## MATERIAL
%%

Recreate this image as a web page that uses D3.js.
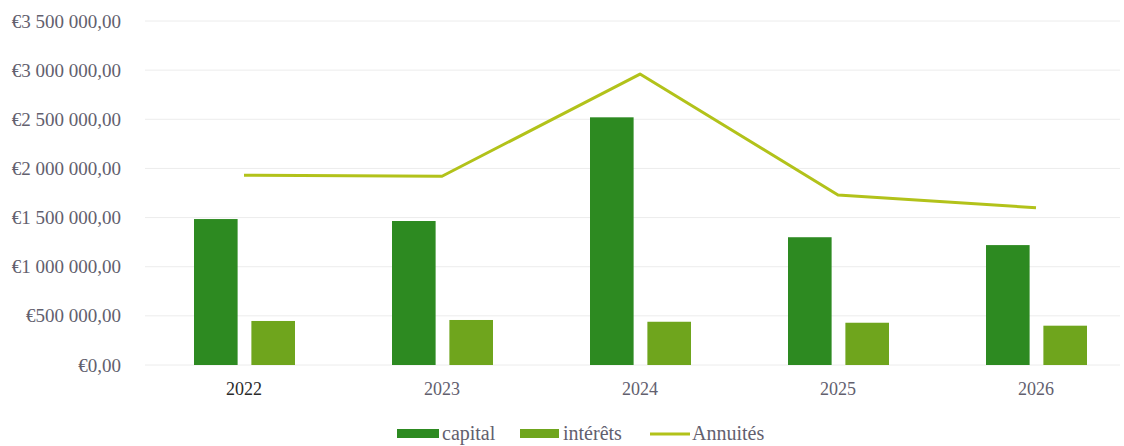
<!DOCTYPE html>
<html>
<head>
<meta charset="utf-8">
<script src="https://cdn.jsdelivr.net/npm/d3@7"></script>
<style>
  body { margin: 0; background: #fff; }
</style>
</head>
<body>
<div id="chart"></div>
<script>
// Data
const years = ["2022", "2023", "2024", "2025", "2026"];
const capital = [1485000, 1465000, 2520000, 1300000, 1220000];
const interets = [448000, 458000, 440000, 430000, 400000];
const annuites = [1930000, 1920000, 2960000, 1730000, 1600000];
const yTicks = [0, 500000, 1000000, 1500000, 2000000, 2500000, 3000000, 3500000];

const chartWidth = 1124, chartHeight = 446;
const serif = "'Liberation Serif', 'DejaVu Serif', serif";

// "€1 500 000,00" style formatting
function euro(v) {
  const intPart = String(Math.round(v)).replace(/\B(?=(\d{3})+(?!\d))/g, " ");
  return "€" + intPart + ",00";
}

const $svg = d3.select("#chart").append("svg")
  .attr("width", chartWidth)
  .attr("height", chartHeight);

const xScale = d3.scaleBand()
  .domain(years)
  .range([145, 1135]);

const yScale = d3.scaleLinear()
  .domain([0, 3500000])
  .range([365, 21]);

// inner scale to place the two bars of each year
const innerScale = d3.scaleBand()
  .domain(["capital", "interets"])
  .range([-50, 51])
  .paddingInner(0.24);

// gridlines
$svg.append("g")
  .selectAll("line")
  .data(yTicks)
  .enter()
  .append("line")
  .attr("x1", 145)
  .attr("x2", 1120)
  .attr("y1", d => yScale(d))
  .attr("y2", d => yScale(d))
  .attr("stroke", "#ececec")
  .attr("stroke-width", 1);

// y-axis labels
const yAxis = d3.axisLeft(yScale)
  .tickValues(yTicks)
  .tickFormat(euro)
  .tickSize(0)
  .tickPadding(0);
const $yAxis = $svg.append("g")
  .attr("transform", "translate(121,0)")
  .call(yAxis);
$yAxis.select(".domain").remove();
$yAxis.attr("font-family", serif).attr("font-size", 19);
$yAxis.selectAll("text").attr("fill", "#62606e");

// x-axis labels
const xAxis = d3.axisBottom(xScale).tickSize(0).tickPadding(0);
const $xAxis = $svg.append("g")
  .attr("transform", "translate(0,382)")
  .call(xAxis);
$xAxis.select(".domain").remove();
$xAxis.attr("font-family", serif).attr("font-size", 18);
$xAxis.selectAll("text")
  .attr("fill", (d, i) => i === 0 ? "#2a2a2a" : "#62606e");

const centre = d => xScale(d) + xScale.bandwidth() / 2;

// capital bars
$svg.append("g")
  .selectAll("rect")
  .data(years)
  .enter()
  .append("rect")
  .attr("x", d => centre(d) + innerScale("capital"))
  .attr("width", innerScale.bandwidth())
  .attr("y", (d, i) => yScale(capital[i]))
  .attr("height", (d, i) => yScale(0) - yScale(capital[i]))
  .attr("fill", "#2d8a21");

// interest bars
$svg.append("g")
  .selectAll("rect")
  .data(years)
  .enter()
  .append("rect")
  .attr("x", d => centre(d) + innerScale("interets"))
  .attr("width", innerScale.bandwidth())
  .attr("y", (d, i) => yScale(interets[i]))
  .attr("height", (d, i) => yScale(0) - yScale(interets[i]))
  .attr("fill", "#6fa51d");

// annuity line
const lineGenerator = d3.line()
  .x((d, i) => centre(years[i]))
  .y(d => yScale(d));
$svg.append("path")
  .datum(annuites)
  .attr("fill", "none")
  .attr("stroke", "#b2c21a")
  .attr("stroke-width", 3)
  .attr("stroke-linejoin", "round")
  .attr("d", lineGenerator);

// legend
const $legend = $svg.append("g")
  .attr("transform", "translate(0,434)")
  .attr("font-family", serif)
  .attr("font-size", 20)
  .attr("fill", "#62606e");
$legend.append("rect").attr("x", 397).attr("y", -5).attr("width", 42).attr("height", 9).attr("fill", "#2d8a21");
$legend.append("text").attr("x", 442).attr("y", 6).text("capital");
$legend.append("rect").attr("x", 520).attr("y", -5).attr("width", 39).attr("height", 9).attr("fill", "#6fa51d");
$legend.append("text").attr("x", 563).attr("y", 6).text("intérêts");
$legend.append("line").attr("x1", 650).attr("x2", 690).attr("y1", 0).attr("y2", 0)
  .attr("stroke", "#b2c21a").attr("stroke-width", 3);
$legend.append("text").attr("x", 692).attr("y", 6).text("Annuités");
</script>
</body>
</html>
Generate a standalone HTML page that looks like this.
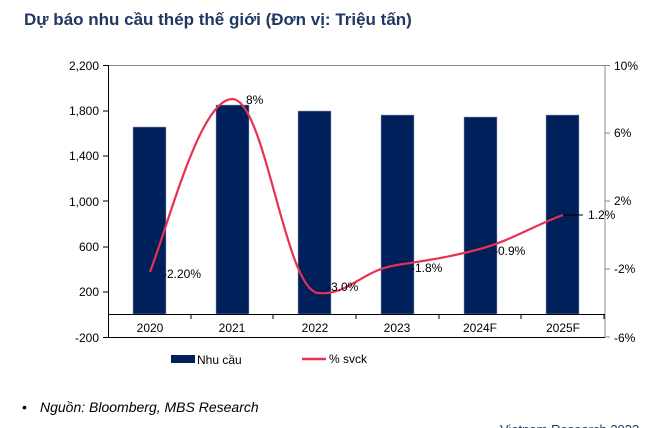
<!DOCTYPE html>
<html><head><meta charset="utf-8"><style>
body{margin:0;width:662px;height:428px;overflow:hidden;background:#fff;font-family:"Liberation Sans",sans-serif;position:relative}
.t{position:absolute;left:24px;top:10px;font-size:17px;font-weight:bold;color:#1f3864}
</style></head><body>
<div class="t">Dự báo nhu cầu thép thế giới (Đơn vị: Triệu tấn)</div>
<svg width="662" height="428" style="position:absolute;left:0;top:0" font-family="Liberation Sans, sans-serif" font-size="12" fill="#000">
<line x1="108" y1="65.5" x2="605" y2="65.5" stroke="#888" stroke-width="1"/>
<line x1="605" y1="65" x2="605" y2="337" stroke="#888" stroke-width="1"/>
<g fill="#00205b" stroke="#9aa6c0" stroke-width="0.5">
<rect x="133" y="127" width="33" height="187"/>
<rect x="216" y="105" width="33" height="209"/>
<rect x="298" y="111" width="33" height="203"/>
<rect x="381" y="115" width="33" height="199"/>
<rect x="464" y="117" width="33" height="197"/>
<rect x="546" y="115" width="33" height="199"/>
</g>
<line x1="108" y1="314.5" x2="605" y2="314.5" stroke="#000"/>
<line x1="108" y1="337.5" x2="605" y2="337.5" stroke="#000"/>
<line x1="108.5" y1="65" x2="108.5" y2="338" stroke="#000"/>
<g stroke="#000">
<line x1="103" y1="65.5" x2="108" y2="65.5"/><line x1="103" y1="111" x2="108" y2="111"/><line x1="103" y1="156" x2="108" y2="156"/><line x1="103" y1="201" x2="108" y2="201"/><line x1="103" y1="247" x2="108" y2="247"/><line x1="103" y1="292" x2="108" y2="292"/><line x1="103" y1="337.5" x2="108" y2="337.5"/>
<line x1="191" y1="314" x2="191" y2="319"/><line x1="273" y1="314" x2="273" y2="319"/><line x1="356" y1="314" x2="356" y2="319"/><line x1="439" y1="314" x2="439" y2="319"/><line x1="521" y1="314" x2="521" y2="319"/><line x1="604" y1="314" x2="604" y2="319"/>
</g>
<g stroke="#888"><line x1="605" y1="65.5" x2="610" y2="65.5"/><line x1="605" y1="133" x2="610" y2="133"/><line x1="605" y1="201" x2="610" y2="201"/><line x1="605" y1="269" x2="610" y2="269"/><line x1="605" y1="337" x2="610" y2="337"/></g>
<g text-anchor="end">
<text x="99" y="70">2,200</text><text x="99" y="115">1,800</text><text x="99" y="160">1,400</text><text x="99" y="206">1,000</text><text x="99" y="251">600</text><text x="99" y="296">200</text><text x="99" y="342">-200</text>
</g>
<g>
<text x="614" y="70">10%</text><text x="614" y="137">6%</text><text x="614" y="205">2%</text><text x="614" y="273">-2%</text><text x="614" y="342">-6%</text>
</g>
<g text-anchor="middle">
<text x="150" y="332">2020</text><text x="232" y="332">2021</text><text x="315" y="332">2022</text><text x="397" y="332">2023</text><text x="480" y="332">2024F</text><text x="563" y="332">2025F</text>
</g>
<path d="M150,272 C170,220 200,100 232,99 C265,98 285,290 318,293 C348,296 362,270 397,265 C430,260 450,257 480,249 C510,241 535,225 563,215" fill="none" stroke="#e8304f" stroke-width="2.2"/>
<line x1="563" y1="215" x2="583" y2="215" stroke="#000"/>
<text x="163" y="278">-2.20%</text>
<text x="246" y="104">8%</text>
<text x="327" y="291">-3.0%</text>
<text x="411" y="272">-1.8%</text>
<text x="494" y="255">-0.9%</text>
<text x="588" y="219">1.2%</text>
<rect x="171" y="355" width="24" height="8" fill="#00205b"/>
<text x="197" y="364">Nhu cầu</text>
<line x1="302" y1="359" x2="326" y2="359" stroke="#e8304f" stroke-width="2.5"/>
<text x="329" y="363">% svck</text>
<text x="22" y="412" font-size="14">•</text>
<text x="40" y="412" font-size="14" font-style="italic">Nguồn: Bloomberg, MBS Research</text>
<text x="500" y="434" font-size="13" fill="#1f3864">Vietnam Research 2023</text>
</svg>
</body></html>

%%

## WHAT THE EXERCISE ASKS
Pick out all the lines with the word "page" in them and copy them.

## FINISHED ANSWER
Recreate this image as a web page that uses D3.js.
Generate a standalone HTML page that looks like this.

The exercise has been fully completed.